Locking of the claims state
^^^^^^^^^^^^^^^^^^^^^^^^^^^

 .. :c:member:: domain.page_alloc_lock

    If :c:var:`domain.page_alloc_lock` is needed, e.g. to check
    :c:func:`domain_tot_pages` on top of new claims against
    :c:var:`domain.max_pages` for the domain, it needs to be taken before
    :c:var:`heap_lock` for consistent locking order to avoid deadlocks.

 .. c:var:: spinlock_t heap_lock

    Lock for all heap operations including claims.

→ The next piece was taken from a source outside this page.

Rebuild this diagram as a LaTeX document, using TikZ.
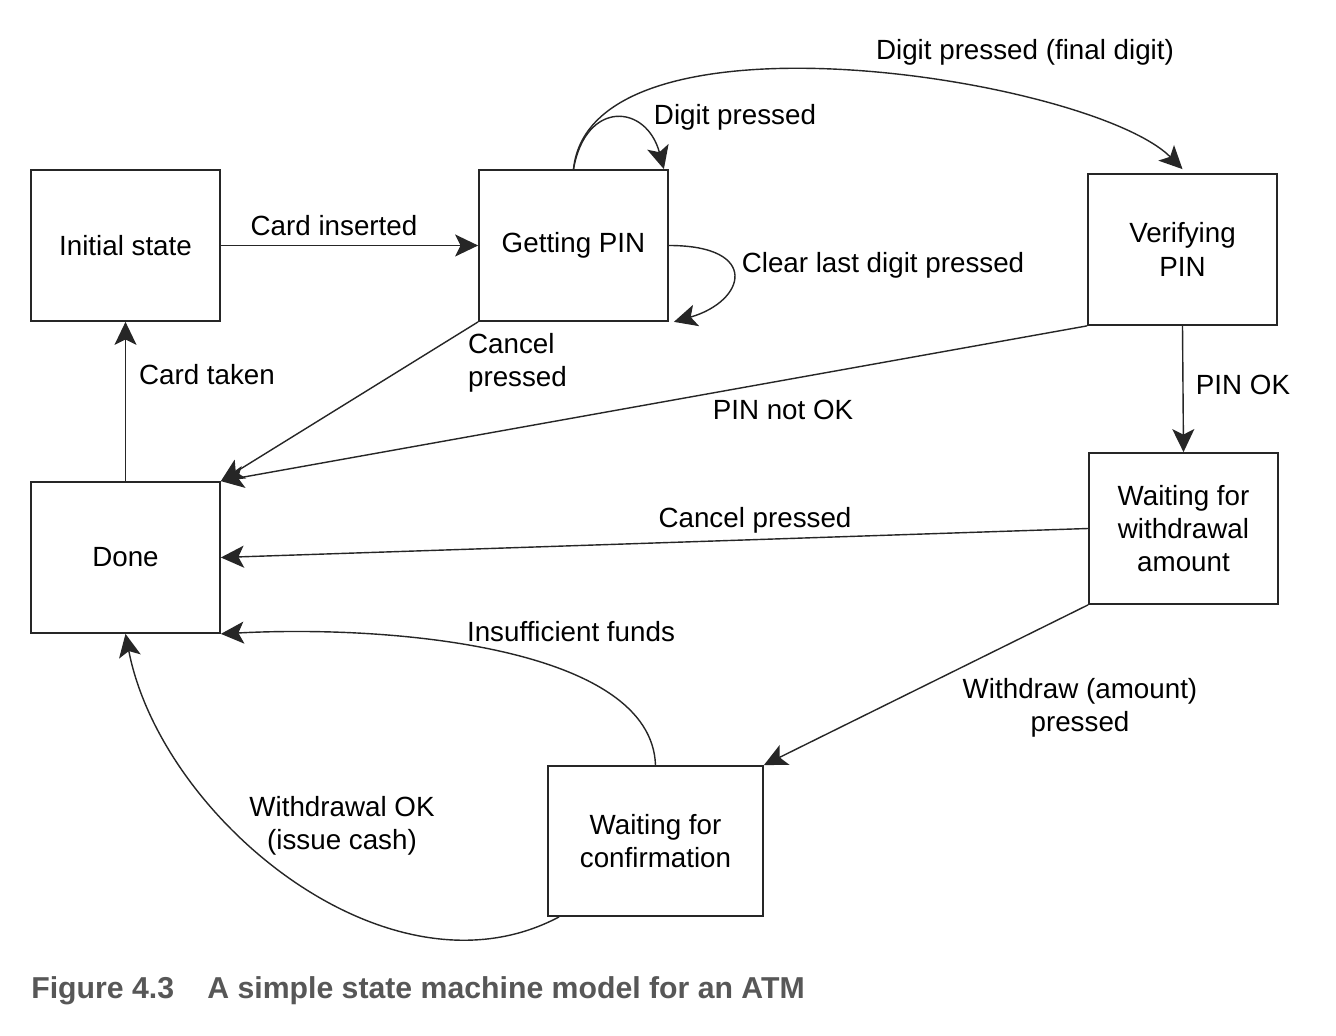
\documentclass[tikz,border=0pt]{standalone}
\usepackage{fontspec}
\setmainfont{Liberation Sans}
\usetikzlibrary{arrows.meta}

\begin{document}
\begin{tikzpicture}[
  font=\fontsize{15.8}{19}\selectfont,
  >={Stealth[length=4.6mm,width=4.4mm,inset=1.1mm]},
  statebox/.style={rectangle, draw=black!85, line width=1pt, align=center,
                   minimum width=3.78cm, minimum height=3.02cm, inner sep=2pt},
  trans/.style={->, draw=black!85, line width=0.8pt},
  lbl/.style={inner sep=1pt, align=center},
]

% --- fixed bounding box (white background) ---
\useasboundingbox (0,0) rectangle (26.72,20.72);
\fill[white] (0,0) rectangle (26.72,20.72);

% ============================ STATES ================================
\node[statebox] (init)    at (2.51,15.81)  {Initial state};
\node[statebox] (getpin)  at (11.47,15.81) {Getting PIN};
\node[statebox] (verify)  at (23.65,15.73) {Verifying\\PIN};
\node[statebox] (done)    at (2.51,9.57)   {Done};
\node[statebox] (waitamt) at (23.67,10.15) {Waiting for\\withdrawal\\amount};
\node[statebox, minimum width=4.30cm, minimum height=3.0cm] (waitconf)
  at (13.11,3.90) {Waiting for\\confirmation};

% ========================== TRANSITIONS =============================
\draw[trans] (init.east) -- (getpin.west);
\draw[trans] (getpin.north)
  to[out=80, in=105, out distance=1.42cm, in distance=1.35cm]
  ([xshift=-0.1cm]getpin.north east);
\draw[trans] (getpin.east)
  to[out=0, in=16, out distance=1.84cm, in distance=1.5cm]
  ([xshift=0.1cm]getpin.south east);
\draw[trans] (getpin.north)
  to[out=84, in=135, out distance=3.42cm, in distance=2.56cm]
  ([yshift=0.08cm]verify.north);
\draw[trans] (getpin.south west) -- (done.north east);
\draw[trans] (verify.south west) -- (done.north east);
\draw[trans] (verify.south) -- (waitamt.north);
\draw[trans] (waitamt.west) -- (done.east);
\draw[trans] (waitamt.south west) -- (waitconf.north east);
\draw[trans] (waitconf.north)
  to[out=92, in=3, out distance=2.32cm, in distance=3.56cm]
  (done.south east);
\draw[trans] ([xshift=0.24cm]waitconf.south west)
  to[out=208, in=-79, out distance=3.84cm, in distance=3.77cm]
  (done.south);
\draw[trans] (done.north) -- (init.south);

% ============================ LABELS ================================
\node[lbl] (lcard)   at (6.68,16.20)  {Card inserted};
\node[lbl] (ldigit)  at (14.70,18.38) {Digit pressed};
\node[lbl] (lclear)  at (17.66,15.42) {Clear last digit pressed};
\node[lbl] (lfinal)  at (20.50,19.68) {Digit pressed (final digit)};
\node[lbl, align=left, anchor=west] (lcancel) at (9.32,13.46)
  {Cancel\\pressed};
\node[lbl] (ltaken)  at (4.14,13.22)  {Card taken};
\node[lbl] (lnotok)  at (15.66,12.52) {PIN not OK};
\node[lbl] (lpinok)  at (24.86,13.02) {PIN OK};
\node[lbl] (lcancel2) at (15.10,10.32) {Cancel pressed};
\node[lbl] (lfunds)  at (11.42,8.08)  {Insufficient funds};
\node[lbl] (lwdraw)  at (21.60,6.56)  {Withdraw (amount)\\pressed};
\node[lbl] (lwok)    at (6.84,4.20)   {Withdrawal OK\\(issue cash)};

% --- caption ---
\node[anchor=base west, inner sep=0pt, text=black!66,
      font=\fontsize{17.2}{20}\selectfont\bfseries] (caption)
  at (0.62,0.74) {Figure 4.3\hspace{1.1em}A simple state machine model for an ATM};

\end{tikzpicture}
\end{document}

It protects the claims
    state and invariants from concurrent updates and ensures that checks
    in the allocator hot paths see a consistent view of the claims state.

Helper functions
^^^^^^^^^^^^^^^^

 .. c:function:: inline unsigned int domain_tot_pages(struct domain *d)

   :param d: The domain for which to calculate the total pages.
   :type d: struct domain *
   :returns: The total pages allocated to the domain.

   This function is used for validating that an allocation and the domain's
   claims do not exceed :c:member:`domain.max_pages`.